> [A run of records]:
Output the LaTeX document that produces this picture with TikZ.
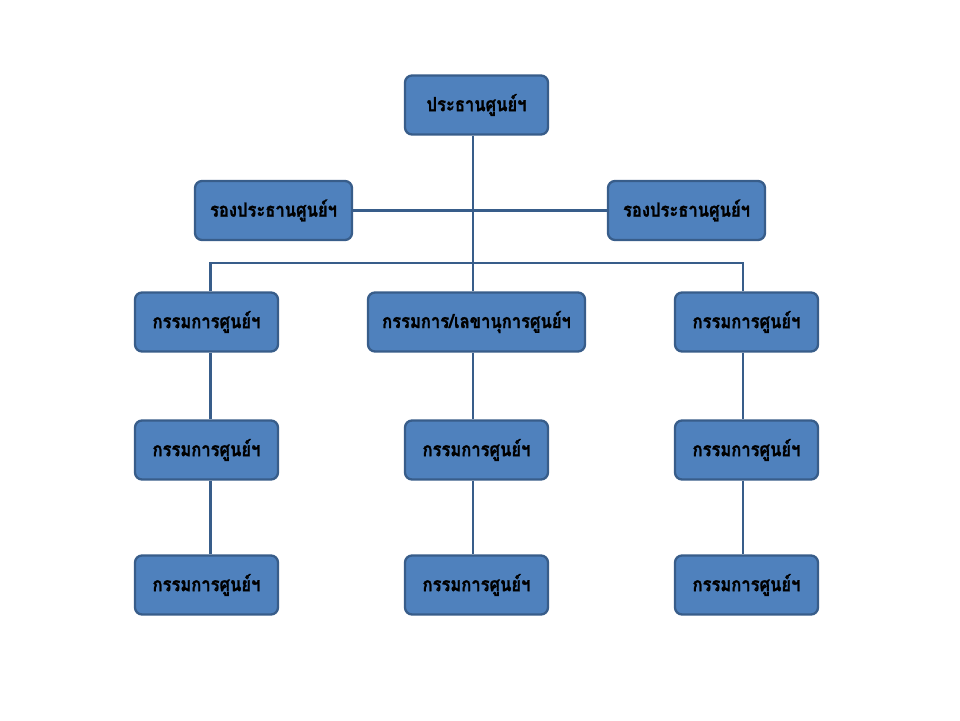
\documentclass[tikz,border=0pt]{standalone}
\usepackage{fontspec}
\newfontfamily\thaifont[Script=Thai,FakeStretch=0.85,FakeBold=1.2]{Loma}
\definecolor{boxfill}{HTML}{4F81BD}
\definecolor{boxline}{HTML}{385D8A}
\begin{document}
\begin{tikzpicture}[x=1pt,y=-1pt,
  orgbox/.style={draw=boxline,fill=boxfill,line width=2.3pt,rounded corners=7pt,
    minimum height=59pt,inner sep=0pt,font=\thaifont\bfseries\fontsize{19.5}{22}\selectfont,text=black},
  link/.style={draw=boxline,line width=2.8pt}]
\useasboundingbox[fill=white] (0,0) rectangle (960,720);
% nodes
\node[orgbox,minimum width=143pt] (top) at (476.5,105) {ประธานศูนย์ฯ};
\node[orgbox,minimum width=157pt] (vl) at (273.5,210.5) {รองประธานศูนย์ฯ};
\node[orgbox,minimum width=157pt] (vr) at (686.5,210.5) {รองประธานศูนย์ฯ};
\node[orgbox,minimum width=143pt] (a1) at (206.5,322) {กรรมการศูนย์ฯ};
\node[orgbox,minimum width=217pt] (b1) at (476.5,322) {กรรมการ/เลขานุการศูนย์ฯ};
\node[orgbox,minimum width=143pt] (c1) at (746.5,322) {กรรมการศูนย์ฯ};
\node[orgbox,minimum width=143pt] (a2) at (206.5,450) {กรรมการศูนย์ฯ};
\node[orgbox,minimum width=143pt] (b2) at (476.5,450) {กรรมการศูนย์ฯ};
\node[orgbox,minimum width=143pt] (c2) at (746.5,450) {กรรมการศูนย์ฯ};
\node[orgbox,minimum width=143pt] (a3) at (206.5,585) {กรรมการศูนย์ฯ};
\node[orgbox,minimum width=143pt] (b3) at (476.5,585) {กรรมการศูนย์ฯ};
\node[orgbox,minimum width=143pt] (c3) at (746.5,585) {กรรมการศูนย์ฯ};
% column lines
\coordinate (colA) at (210.5,263);
\coordinate (colB) at (473,263);
\coordinate (colC) at (743,263);
\path[link] (top.south -| colB) -- (b1.north -| colB);
\path[link] (vl.east) -- (vr.west);
\path[link] (colA |- a1.north) -- (colA) -- (colC) -- (colC |- c1.north);
\path[link] (a1.south -| colA) -- (a2.north -| colA);
\path[link] (a2.south -| colA) -- (a3.north -| colA);
\path[link] (b1.south -| colB) -- (b2.north -| colB);
\path[link] (b2.south -| colB) -- (b3.north -| colB);
\path[link] (c1.south -| colC) -- (c2.north -| colC);
\path[link] (c2.south -| colC) -- (c3.north -| colC);
\end{tikzpicture}
\end{document}
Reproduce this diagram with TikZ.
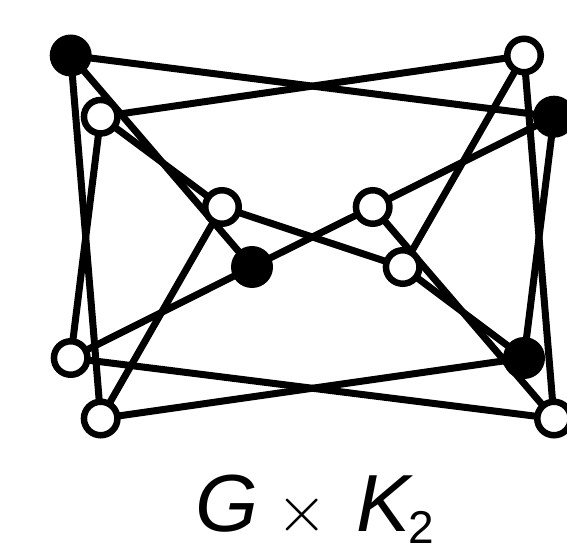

> [Your goal]: Provide only the number of lines in the records containing the string "with".

> [Solved problem]: 2